Entre Fausto Coppi et le Tour de Lombardie, c’est une grande histoire d’amour. Mais en 1956, à 37 ans, le Campionissimo a du mal. Notamment à cause de son amante, il perd au terme d’un sprint fou contre André Darrigade. En pleurs dans la zone d’arrivée, Coppi ne reviendra plus sur l’épreuve lombarde. Triste fin.

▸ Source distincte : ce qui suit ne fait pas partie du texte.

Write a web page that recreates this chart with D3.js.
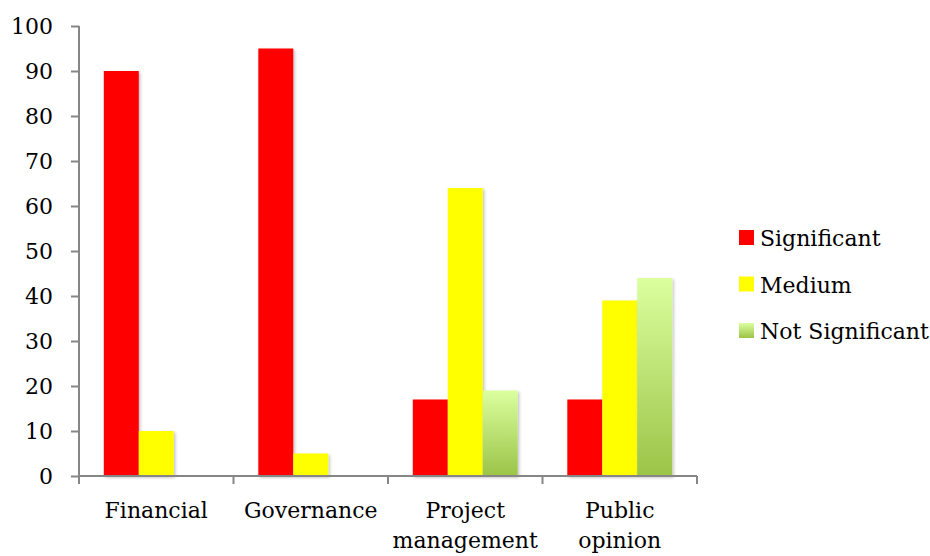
<!DOCTYPE html>
<html><head><meta charset="utf-8">
<script src="https://cdn.jsdelivr.net/npm/d3@7"></script>
<style>body{margin:0;background:#fff}svg{display:block}text{font-family:"DejaVu Serif",serif;fill:#000}</style>
</head><body>
<script>
const categories = [["Financial"], ["Governance"], ["Project", "management"], ["Public", "opinion"]];
const seriesNames = ["Significant", "Medium", "Not Significant"];
const significant = [90, 95, 17, 17];
const medium = [10, 5, 64, 39];
const notSignificant = [null, null, 19, 44];
const yTicks = [0, 10, 20, 30, 40, 50, 60, 70, 80, 90, 100];

const W = 930, H = 556;
const svg = d3.select("body").append("svg").attr("width", W).attr("height", H);
const defs = svg.append("defs");
const grad = defs.append("linearGradient").attr("id", "gGreen").attr("x1", 0).attr("y1", 0).attr("x2", 0).attr("y2", 1);
grad.append("stop").attr("offset", "0%").attr("stop-color", "#dbff9e");
grad.append("stop").attr("offset", "100%").attr("stop-color", "#9bc448");
const f = defs.append("filter").attr("id", "shadow").attr("x", "-20%").attr("y", "-20%").attr("width", "150%").attr("height", "150%");
f.append("feDropShadow").attr("dx", 1.5).attr("dy", 1.5).attr("stdDeviation", 1.8).attr("flood-color", "#000").attr("flood-opacity", 0.25);

const colors = ["#ff0000", "#ffff00", "url(#gGreen)"];
const seriesVals = [significant, medium, notSignificant];

const x0 = d3.scaleBand().domain(d3.range(categories.length)).range([79, 697]).paddingInner(0).paddingOuter(0);
const x1 = d3.scaleBand().domain(d3.range(seriesNames.length)).range([0, x0.bandwidth()]).paddingInner(0).paddingOuter(0.71);
const y = d3.scaleLinear().domain([0, 100]).range([476, 26]);

// bars
const gBars = svg.append("g");
categories.forEach((c, i) => {
  seriesVals.forEach((vals, s) => {
    const v = vals[i];
    if (v == null) return;
    gBars.append("rect")
      .attr("x", x0(i) + x1(s))
      .attr("y", y(v))
      .attr("width", x1.bandwidth())
      .attr("height", y(0) - y(v))
      .attr("fill", colors[s])
      .attr("filter", "url(#shadow)");
  });
});

// y axis
const yAxis = d3.axisLeft(y).tickValues(yTicks).tickSize(8).tickPadding(18).tickFormat(d3.format("d"));
const gy = svg.append("g").attr("transform", "translate(79,0)").call(yAxis);
gy.select(".domain").attr("stroke", "#868686").attr("stroke-width", 2).attr("d", `M0,${y(100)}V${y(0)}`);
gy.selectAll(".tick line").attr("stroke", "#868686").attr("stroke-width", 2);
gy.selectAll(".tick text").style("font-family", "DejaVu Serif").style("font-size", "22px").attr("fill", "#000");

// x axis
const gx = svg.append("g");
gx.append("line").attr("x1", 79).attr("x2", 697).attr("y1", y(0)).attr("y2", y(0)).attr("stroke", "#868686").attr("stroke-width", 2);
d3.range(categories.length + 1).forEach(i => {
  const xx = i < categories.length ? x0(i) : x0(categories.length - 1) + x0.bandwidth();
  gx.append("line").attr("x1", xx).attr("x2", xx).attr("y1", y(0)).attr("y2", y(0) + 8).attr("stroke", "#868686").attr("stroke-width", 2);
});
categories.forEach((lines, i) => {
  const t = gx.append("text").attr("text-anchor", "middle").style("font-size", "22px");
  lines.forEach((ln, k) => {
    t.append("tspan").attr("x", x0(i) + x0.bandwidth() / 2).attr("y", 518 + k * 30).text(ln);
  });
});

// legend
const legend = svg.append("g");
seriesNames.forEach((n, s) => {
  const ly = 238 + s * 46.5;
  legend.append("rect").attr("x", 739).attr("y", ly - 8).attr("width", 15).attr("height", 15).attr("fill", colors[s]);
  legend.append("text").attr("x", 760).attr("y", ly + 8).style("font-size", "22px").text(n);
});
</script>
</body></html>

La « Dame blanche » change la donne

La classique des feuilles mortes rimait et rime encore avec Fausto Coppi. Quintuple vainqueur de l’épreuve, dont quatre fois en solitaire de 1946 à 1949, le Piémontais a marqué de son empreinte celle que les Italiens appellent « la piu bella (la plus belle) ». Mais la 50e édition, en 1956, avait une saveur particulière. Coppi le savait sans doute à l’époque, il venait pour la dernière fois sur « sa » course, au terme d’une saison très compliquée durant laquelle il n’avait décroché qu’un seul succès. Mais malgré l’âge et les critiques qui s’abattaient sur lui, il comptait bien prouver qu’il n’était pas mort. Alors pour le plus grand bonheur du public, il a attaqué dans la Madonna del Ghisallo, là-même où il faisait la différence dans ses plus belles années. Revenant sur les échappés et leur permettant ensuite de creuser l’écart sur le peloton, il semblait capable d’aller chercher ce sixième succès qui l’aurait fait entrer encore un peu plus dans l’histoire de l’épreuve.

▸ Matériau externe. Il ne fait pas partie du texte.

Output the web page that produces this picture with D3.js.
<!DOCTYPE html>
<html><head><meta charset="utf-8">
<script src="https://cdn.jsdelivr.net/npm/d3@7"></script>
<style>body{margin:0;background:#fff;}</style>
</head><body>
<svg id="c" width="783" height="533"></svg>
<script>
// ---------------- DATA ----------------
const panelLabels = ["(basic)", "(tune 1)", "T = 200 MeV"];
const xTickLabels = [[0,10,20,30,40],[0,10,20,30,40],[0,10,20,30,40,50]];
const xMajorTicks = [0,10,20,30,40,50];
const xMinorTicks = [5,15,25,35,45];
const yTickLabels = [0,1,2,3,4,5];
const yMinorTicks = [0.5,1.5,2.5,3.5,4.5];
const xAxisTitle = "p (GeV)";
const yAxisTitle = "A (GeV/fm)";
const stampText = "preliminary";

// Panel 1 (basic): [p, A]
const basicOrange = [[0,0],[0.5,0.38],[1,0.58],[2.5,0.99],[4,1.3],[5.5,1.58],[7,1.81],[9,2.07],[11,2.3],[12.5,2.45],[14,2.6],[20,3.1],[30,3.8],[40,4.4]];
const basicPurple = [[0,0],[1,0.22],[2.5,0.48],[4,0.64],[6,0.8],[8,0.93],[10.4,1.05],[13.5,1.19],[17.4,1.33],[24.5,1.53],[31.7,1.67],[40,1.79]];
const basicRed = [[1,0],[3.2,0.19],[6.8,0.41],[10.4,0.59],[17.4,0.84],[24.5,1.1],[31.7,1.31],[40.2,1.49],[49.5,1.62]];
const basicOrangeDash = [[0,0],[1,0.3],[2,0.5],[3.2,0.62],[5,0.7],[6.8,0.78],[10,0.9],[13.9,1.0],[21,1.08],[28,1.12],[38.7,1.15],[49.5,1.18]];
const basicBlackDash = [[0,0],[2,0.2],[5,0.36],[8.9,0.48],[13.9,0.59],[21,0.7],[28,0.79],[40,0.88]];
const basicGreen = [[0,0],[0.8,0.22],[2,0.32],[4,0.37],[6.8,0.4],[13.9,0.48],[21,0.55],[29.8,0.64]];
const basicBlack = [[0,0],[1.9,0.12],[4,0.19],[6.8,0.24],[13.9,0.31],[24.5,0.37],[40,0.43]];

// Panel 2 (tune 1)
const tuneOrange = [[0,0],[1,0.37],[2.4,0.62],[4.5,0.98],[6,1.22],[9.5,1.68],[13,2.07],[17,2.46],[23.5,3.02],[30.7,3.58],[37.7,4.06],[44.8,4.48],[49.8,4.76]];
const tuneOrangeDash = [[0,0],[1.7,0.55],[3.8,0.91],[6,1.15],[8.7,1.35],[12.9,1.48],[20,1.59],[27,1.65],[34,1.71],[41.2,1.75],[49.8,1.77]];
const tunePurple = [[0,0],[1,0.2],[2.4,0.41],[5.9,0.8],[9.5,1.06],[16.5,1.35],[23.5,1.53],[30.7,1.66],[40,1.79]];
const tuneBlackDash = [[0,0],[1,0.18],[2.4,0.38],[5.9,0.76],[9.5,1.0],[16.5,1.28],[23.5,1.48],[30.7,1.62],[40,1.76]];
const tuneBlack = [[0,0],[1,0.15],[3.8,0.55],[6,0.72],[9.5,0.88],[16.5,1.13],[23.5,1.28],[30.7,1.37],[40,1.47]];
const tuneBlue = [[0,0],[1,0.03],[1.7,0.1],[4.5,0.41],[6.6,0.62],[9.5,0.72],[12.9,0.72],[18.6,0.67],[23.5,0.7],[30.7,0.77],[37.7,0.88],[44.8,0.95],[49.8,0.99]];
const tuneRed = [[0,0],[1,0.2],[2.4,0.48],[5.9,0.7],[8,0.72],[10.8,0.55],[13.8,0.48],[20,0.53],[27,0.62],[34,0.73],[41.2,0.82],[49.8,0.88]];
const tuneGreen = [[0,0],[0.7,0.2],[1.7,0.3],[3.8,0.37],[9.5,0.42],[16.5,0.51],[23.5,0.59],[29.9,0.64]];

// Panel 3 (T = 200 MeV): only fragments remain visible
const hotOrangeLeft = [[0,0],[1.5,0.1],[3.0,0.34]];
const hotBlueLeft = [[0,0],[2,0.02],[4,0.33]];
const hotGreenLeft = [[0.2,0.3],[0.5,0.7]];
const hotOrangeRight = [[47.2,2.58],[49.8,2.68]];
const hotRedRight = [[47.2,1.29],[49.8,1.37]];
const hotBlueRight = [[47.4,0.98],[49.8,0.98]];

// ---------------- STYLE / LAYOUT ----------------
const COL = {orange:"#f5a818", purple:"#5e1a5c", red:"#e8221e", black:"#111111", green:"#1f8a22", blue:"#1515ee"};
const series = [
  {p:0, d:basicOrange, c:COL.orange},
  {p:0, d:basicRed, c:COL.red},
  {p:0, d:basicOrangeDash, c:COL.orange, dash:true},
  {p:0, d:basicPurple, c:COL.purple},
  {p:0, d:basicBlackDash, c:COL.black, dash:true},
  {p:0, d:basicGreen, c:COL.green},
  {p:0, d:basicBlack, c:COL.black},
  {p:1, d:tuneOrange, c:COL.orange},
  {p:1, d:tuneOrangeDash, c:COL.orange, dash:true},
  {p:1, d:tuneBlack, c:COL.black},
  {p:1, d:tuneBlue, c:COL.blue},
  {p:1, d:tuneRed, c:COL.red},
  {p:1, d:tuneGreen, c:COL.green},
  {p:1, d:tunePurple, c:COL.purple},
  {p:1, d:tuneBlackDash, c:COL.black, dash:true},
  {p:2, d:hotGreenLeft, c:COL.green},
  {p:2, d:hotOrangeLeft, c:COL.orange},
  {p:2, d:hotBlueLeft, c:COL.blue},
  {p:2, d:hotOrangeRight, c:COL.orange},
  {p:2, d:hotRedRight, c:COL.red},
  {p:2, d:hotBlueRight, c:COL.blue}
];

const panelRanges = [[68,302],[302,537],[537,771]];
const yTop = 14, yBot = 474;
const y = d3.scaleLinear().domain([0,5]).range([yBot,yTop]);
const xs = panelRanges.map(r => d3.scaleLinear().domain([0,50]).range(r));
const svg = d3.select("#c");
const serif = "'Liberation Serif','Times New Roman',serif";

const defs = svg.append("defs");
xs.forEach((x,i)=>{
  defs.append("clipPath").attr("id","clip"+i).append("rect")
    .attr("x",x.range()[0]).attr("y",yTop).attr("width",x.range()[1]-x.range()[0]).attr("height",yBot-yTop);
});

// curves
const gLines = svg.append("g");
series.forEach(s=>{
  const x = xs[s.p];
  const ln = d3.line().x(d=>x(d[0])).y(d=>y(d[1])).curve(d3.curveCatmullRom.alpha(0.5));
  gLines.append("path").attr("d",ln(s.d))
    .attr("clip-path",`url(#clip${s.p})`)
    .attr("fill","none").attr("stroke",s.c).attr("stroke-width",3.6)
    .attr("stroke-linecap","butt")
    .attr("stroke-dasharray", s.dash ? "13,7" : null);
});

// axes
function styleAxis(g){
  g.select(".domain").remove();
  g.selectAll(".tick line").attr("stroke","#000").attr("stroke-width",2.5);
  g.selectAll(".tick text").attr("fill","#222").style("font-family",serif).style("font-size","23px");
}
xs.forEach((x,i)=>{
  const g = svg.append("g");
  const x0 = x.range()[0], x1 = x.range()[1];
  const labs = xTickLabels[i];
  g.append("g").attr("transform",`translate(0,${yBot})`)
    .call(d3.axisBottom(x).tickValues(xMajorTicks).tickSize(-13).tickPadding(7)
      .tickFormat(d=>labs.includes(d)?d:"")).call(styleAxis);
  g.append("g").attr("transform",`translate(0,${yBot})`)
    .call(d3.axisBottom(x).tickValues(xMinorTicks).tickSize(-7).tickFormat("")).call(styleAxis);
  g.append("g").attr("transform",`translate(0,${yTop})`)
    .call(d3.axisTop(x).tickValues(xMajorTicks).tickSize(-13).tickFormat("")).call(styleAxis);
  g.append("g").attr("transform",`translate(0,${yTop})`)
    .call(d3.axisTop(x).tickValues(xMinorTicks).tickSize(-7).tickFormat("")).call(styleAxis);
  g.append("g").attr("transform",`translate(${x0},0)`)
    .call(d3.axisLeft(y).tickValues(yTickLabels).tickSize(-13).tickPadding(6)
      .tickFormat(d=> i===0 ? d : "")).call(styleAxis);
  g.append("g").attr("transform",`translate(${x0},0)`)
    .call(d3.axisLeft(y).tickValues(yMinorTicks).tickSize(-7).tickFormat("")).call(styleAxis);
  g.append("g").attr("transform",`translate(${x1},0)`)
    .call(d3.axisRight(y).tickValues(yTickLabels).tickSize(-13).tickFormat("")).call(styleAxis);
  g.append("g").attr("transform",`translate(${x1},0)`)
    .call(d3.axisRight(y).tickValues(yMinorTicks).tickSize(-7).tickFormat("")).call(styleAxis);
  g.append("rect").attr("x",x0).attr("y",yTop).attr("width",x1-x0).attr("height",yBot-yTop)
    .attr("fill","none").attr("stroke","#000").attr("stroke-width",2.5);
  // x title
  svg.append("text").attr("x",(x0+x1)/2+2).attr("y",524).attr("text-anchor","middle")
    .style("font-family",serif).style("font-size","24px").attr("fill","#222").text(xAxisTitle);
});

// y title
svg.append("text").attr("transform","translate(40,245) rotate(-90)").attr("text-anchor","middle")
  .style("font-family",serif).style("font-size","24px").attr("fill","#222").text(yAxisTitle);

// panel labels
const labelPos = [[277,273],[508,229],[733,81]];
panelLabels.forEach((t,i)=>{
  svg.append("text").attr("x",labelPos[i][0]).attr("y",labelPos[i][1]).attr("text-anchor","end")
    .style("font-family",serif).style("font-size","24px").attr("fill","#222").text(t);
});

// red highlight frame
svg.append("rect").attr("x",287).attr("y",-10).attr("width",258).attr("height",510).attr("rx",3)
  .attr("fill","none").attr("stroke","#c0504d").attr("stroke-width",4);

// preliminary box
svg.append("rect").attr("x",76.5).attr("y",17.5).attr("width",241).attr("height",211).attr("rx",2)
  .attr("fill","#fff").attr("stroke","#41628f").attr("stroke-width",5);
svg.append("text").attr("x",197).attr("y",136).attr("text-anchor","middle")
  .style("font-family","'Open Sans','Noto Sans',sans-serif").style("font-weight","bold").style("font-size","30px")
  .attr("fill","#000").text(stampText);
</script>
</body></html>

Mais c’est un évènement inattendu qui va changer le déroulement de la course : l’intervention de la « Dame blanche ». Giulia Ochinni, surnommée ainsi par toute l’Italie, est l’amante de Fausto Coppi depuis trois ans, et elle suit ce Tour de Lombardie depuis la voiture de l’équipe de son compagnon. En le voyant faire la différence, elle en profite alors pour s’adresser à Fiorenzo Magni, rival de son homme et présent au sein du peloton : « Fausto Coppi é il più grande (Fausto est le plus grand) », lâche-t-elle avec une insulte en prime. Il n’en fallait pas plus pour faire réagir le Toscan, qui pris immédiatement en main la poursuite. La victoire ne lui importait plus, il voulait simplement faire perdre Coppi. S’il ramenait les sprinteurs avant l’arrivée dans le vélodrome de Vigorelli, il savait que les cartes seraient rebattues. Une aubaine pour André Darrigade, qui s’accrochait malgré les cols, et qui voyait Magni boucher presque seul la minute d’écart avec les fuyards.

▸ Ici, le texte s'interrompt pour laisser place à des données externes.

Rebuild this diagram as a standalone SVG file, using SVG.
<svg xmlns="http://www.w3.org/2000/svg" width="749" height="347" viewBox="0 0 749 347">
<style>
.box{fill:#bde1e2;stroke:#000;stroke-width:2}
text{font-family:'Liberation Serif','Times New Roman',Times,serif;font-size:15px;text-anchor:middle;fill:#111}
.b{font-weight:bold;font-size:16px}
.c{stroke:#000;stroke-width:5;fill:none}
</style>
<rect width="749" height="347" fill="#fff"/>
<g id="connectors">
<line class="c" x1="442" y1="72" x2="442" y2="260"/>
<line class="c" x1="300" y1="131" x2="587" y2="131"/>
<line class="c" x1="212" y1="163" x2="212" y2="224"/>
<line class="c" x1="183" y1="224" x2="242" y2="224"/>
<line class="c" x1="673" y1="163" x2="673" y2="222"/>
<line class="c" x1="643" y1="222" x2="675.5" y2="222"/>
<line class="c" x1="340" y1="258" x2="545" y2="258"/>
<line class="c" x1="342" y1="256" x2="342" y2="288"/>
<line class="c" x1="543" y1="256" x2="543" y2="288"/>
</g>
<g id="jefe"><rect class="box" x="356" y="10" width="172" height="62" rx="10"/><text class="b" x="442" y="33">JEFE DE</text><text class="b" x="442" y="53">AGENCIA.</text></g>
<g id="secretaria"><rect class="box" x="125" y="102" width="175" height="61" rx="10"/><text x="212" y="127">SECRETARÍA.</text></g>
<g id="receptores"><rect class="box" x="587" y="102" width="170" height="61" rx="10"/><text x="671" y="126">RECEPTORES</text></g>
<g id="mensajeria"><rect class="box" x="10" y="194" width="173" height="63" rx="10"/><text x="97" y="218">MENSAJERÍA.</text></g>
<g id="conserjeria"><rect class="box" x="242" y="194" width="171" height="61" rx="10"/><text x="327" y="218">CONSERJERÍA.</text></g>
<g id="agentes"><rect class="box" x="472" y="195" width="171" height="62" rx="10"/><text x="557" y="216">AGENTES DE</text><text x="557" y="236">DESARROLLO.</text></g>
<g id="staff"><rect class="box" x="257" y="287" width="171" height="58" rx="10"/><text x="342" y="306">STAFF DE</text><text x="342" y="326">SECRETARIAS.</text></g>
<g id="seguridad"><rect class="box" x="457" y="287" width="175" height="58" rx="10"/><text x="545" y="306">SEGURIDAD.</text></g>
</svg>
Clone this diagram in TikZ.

Le Campionissimo en pleurs

A 12 kilomètres de l’arrivée, les efforts de Coppi pour rester en tête sont ainsi réduits à néant : les cadors se regroupent, et forment un mini peloton de 18 coureurs. L’entrée sur le Vigorelli de Milan s’annonce tendue. Bien placé, Coppi est le premier à lancer son sprint, à 200 mètres de la ligne. Il connaît cette arrivée par cœur, mais au sprint, il n’y a gagné qu’une fois : c’était en 1954, et il était arrivé en compagnie du seul Fiorenzo Magni. Mais cette fois, il doit faire face à André Darrigade, un des plus grands spécialistes de son époque. Le Français, même mal placé dans le dernier virage, revient sur un énorme braquet de 50 x 14, et coiffe le héros local d’un boyau sur la ligne. Même après avoir mis en place tout ce qu’il pouvait, Coppi doit s’incliner.

Darrigade savoure alors un des plus grands succès de sa carrière, mais avoue malgré tout être « peiné » de battre l’Italien chez lui. Coppi, de son côté, ne peut retenir ses larmes une fois la ligne franchie, à l’image d’un enfant passé à côté de son rêve. Dans l’ère d’arrivée, son compatriote Magni est au contraire aussi heureux que s’il avait gagné, fier d’avoir montré à tous la force de caractère dont il était capable. Et même s’il concèdera quelques années plus tard regretter sa réaction suite à la provocation de Giulia Ochinni, le mal est fait. Le plus grand champion du cyclisme transalpin, le dernier que l’on aura osé surnommer le Campionissimo, n’aura pas eu droit à des adieux dignes de ce nom. Parce que les histoires d’amour ne se terminent jamais bien, et qu’en Italie plus qu’ailleurs, le dramatique occupe une place particulière.